In 1546 Lawrence Crawford of Kilbirnie founded a chaplainry at Drumry, and to sustain it endowed it with the freehold ownership of land at Jordanhill, which then accumulated rent at a rate of £5 per annum. His sixth son Thomas Crawford was a soldier who lead the 1571 capture of Dumbarton Castle, who had previously acquired the lands at Jordanhill from the chaplain of Drumry in 1562. There he built a house, possibly on or close to the foundations of an original hunting lodge. In the 1700s, one of his descendants also called Lawrence Crawford extended and refurbished the old house, and laid out the original garden scheme and associated orchards. In 1750 the Crawford family sold the estate to Tobacco Lords Alexander Houston, whose family was also forced to sell the estate in 1800 after his business got into trouble, to James Smith of merchants Smith & Leitch.

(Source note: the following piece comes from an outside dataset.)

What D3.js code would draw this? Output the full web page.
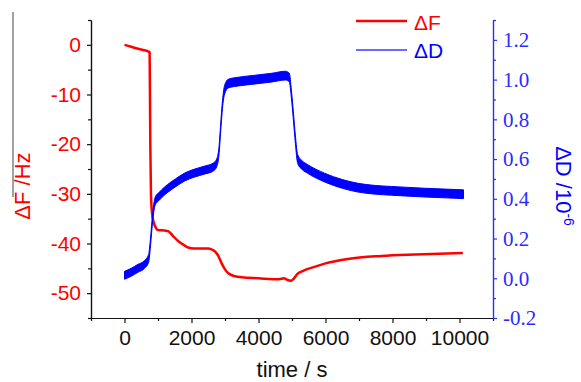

The third son of a Tobacco Lord from Craigend, James's two elder brothers having travelled to Virginia and North Carolina in the 1760s had noted the growing civil uprising warning of the forthcoming American War of Independence, and had resultantly refocused their family's merchant business on trade with the West Indies. By the early 1800s, and after the death of their father, all three sons could afford to retire. As third son, James had no access to the family's landed estate, and so bought Jordanhill for £14,000 in 1800. He then spent a further £4,000 extending and modernising the manor house. By 1809, the estate was sustained by its four associated farms of Whiteinch, Windyedge, Woodend and Anniesland. Having married Mary Wilson that year (granddaughter of Alexander Wilson and niece of Patrick Wilson), Smith improved access to the main house by gravelling the road to the Anniesland toll road, which is now known as Crow Road. In 1821, with four children and a pregnant wife, after the purchase of Gartnavel farm he remodelled the existing house, and also built a stone pillar in direct line between his favourite window in the manor house library and the spire of Renfrew Parish Church. A keen leisure sailor, in 1827 Smith bought the Baths Hotel at Helensburgh. With seven children, after two of his daughters caught tuberculosis, the family relocated temporarily to Portugal and rented out the house for five years. After the death of both daughters, the family returned to the estate in 1846, but in 1847 Mrs. Smith died of pneumonia. Comfortable but with less of a fortune, Smith devoted his remaining twenty years to church works and supporting his children in their endeavours.